Hi all,
Due to other constraints I am forced to use python 3.10.2, which means I have to use ray version 1.13 or newer. Previously I used ray version 1.10, which worked fine for me to train in my setup for roughly a week before the gcs made problems.
Now I am using ray 2.0.0 and run into the following problem. After about 2 days, ray seemed to start a new session.
After it started the new session, essentially all jobs are stalling and the head node is getting spammed with messages like: "raylet has lagged heartbeat due to slow network or busy workload … node name ip has been marked dead because the server has missed too many heartbeats from it… ".
I also got one error of the form:
FileNotFounderror: No Such File or Directory: sessionspath/logs/worker-****.out
Any ideas what this is? Why does ray spontaneously start a new session?

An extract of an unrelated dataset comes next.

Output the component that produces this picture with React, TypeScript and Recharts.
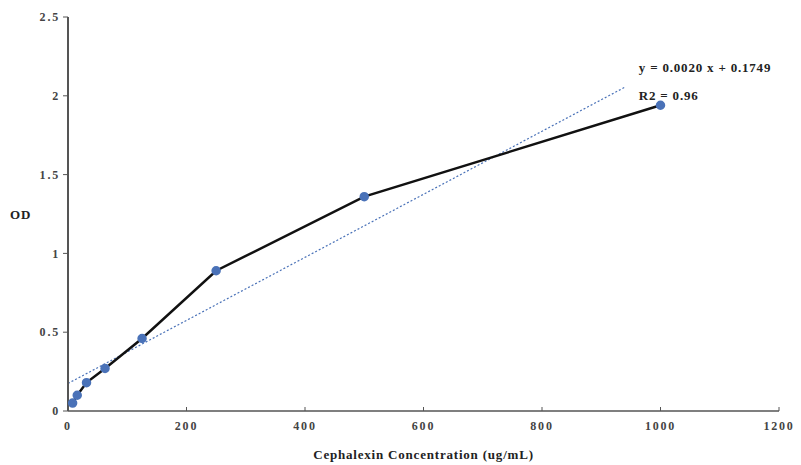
import React from "react";
import {
  LineChart,
  Line,
  XAxis,
  YAxis,
  ReferenceDot,
} from "recharts";

// Cephalexin standard curve: concentration (ug/mL) vs optical density
const concentrations = [7.8, 15.6, 31.25, 62.5, 125, 250, 500, 1000];
const odValues = [0.05, 0.1, 0.18, 0.27, 0.46, 0.89, 1.36, 1.94];

// linear fit as reported on the chart
const fitSlope = 0.002;
const fitIntercept = 0.1749;
const fitRange = [0, 940];
const fitEquation = "y = 0.0020 x + 0.1749";
const fitR2 = "R2 = 0.96";

const xTicks = [0, 200, 400, 600, 800, 1000, 1200];
const yTicks = [0, 0.5, 1, 1.5, 2, 2.5];

const FONT = "'Liberation Serif', 'Times New Roman', serif";
const AXIS_COLOR = "#555";
const POINT_COLOR = "#4a72b8";

const curveData = concentrations.map((c, i) => ({ conc: c, od: odValues[i] }));
const fitData = fitRange.map((c) => ({ conc: c, fit: fitSlope * c + fitIntercept }));

const tickStyle = {
  fontSize: 12,
  fontWeight: 700,
  fill: "#444",
  fontFamily: FONT,
  letterSpacing: 1.8,
};
const labelStyle = {
  fontSize: 13,
  fontWeight: 700,
  fill: "#222",
  fontFamily: FONT,
  letterSpacing: 0.8,
};

const App: React.FC = () => {
  return (
    <div style={{ position: "absolute", left: 0, top: 0, background: "#fff" }}>
      <LineChart
        width={801}
        height={465}
        margin={{ top: 17, right: 22, bottom: 4, left: 10 }}
      >
        <XAxis
          dataKey="conc"
          type="number"
          domain={[0, 1200]}
          ticks={xTicks}
          height={50}
          tick={tickStyle}
          tickSize={-4}
          tickMargin={14}
          axisLine={{ stroke: AXIS_COLOR, strokeWidth: 1.5 }}
          tickLine={{ stroke: AXIS_COLOR }}
          label={{
            value: "Cephalexin Concentration (ug/mL)",
            position: "insideBottom",
            offset: 2,
            style: labelStyle,
          }}
        />
        <YAxis
          type="number"
          domain={[0, 2.5]}
          ticks={yTicks}
          width={58}
          tick={tickStyle}
          tickSize={5}
          tickMargin={3}
          axisLine={{ stroke: AXIS_COLOR, strokeWidth: 2 }}
          tickLine={{ stroke: AXIS_COLOR }}
          label={{ value: "OD", position: "insideLeft", offset: 0, style: labelStyle }}
        />
        <Line
          data={fitData}
          dataKey="fit"
          stroke={POINT_COLOR}
          strokeWidth={1.2}
          strokeDasharray="2 2"
          dot={false}
          activeDot={false}
          isAnimationActive={false}
        />
        <Line
          data={curveData}
          dataKey="od"
          stroke="#111"
          strokeWidth={2.5}
          dot={{ r: 3.5, fill: POINT_COLOR, stroke: POINT_COLOR }}
          activeDot={false}
          isAnimationActive={false}
        />
        <ReferenceDot
          x={955}
          y={2.18}
          r={0}
          stroke="none"
          label={{ value: fitEquation, position: "right", style: labelStyle }}
        />
        <ReferenceDot
          x={955}
          y={2.0}
          r={0}
          stroke="none"
          label={{ value: fitR2, position: "right", style: labelStyle }}
        />
      </LineChart>
    </div>
  );
};

export default App;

When you say that Ray starts a new session, do you mean that the driver restarts or the whole cluster restarts? It seems like this may be a system-level bug or stress issue. Would you mind opening a GitHub issue and we can follow up with you there? it would also help if you could provide more information about your workload and how to reproduce the problem. Thanks!
@thoglu I think your GCS somehow gets restarted. The difference between 1.10 and the latest version is that we don’t use Redis by default. In this setup, everything will be stored in the memory.
Do you mind checking the session dir on the head node to see how many sessions are there and whether the GCS restarted? (there should be GCS logs in each session dirs in the head node).